Occasionally, someone might report the number of counts/point, but as I said, that's an upper limit to the noise quality. What is
more intuitive, though
less rigorous to report, is the R value.
mam
----- Original Message -----
From: "Scott Calvin"
Matt,
Is this the most recent IXAS report on error reporting standards?
http://www.i-x-s.org/OLD/subcommittee_reports/sc/err-rep.pdf
It uses a rather expansive definition of epsilon, which explicitly includes "imperfect" ab initio standards such as FEFF calculations. It indicates that statistical methods such as that used by ifeffit for estimating measurement error yields a lower limit for epsilon, and thus an overestimate of chi square.
So I think my statement and yours are entirely compatible.
As far as what should be reported, I do deviate from the IXAS recommendations by not reporting chi-square. Of course, I tend to work in circumstances where the signal-to-noise ratio is very high, and thus the statistical uncertainties make a very small contribution to the overall measurement error. In such cases I have become convinced that the R-factor alone provides as much meaningful information as the chi-square values, and that in fact the chi-square values can be confusing when listed for fits on different data. For those working with dilute samples, on the other hand, I can see that chi-square might be a meaningful quantity.
At any rate, I strongly agree that the decision of which measurements of quality of fit to produce should not be dependent on what "looks good"! That would be bad science. The decision of what figures of merit to present should be made a priori.
--Scott Calvin Sarah Lawrence College
On Aug 18, 2009, at 10:40 PM, Matt Newville wrote:
Having a "reasonable R-factor" of a few percent misfit and a reduced chi-square of ~100 means the misfit is much larger than the estimated uncertainty in the data. This is not at all unusual. It does not necessarily mean (as Scott implies) that this is because the uncertainty in data is unreasonably low, but can also mean that there are systematic problems with the FEFF calculations that do not account for the data as accurately as it can be measured.
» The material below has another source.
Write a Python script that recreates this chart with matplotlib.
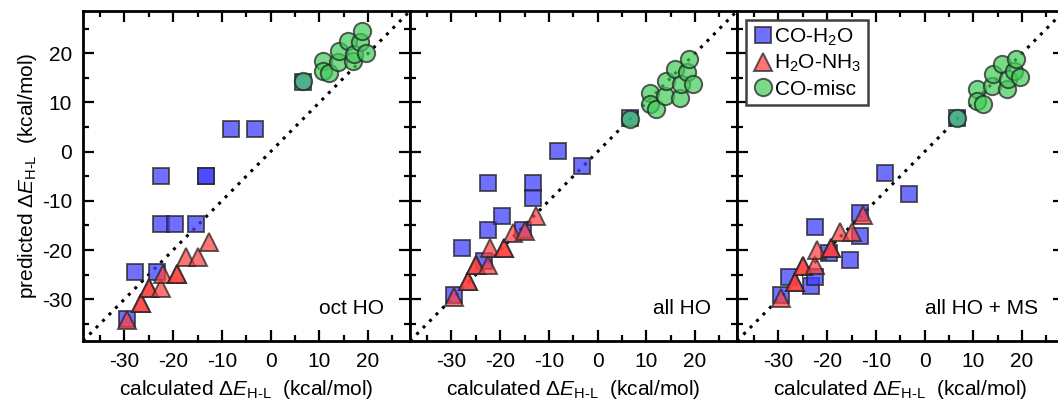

For most "real" data, it is likely that both errors FEFF and a slightly low estimate for the uncertainty in the data contribute to making reduced chi-square much larger than 1.
And, yes, the community-endorsed recommendation is to report either chi-square or reduced chi-square as well as an R-factor. I think some referees might find it a little deceptive to report R-factor because it is "acceptably small" but not reduced chi-square because it is "too big".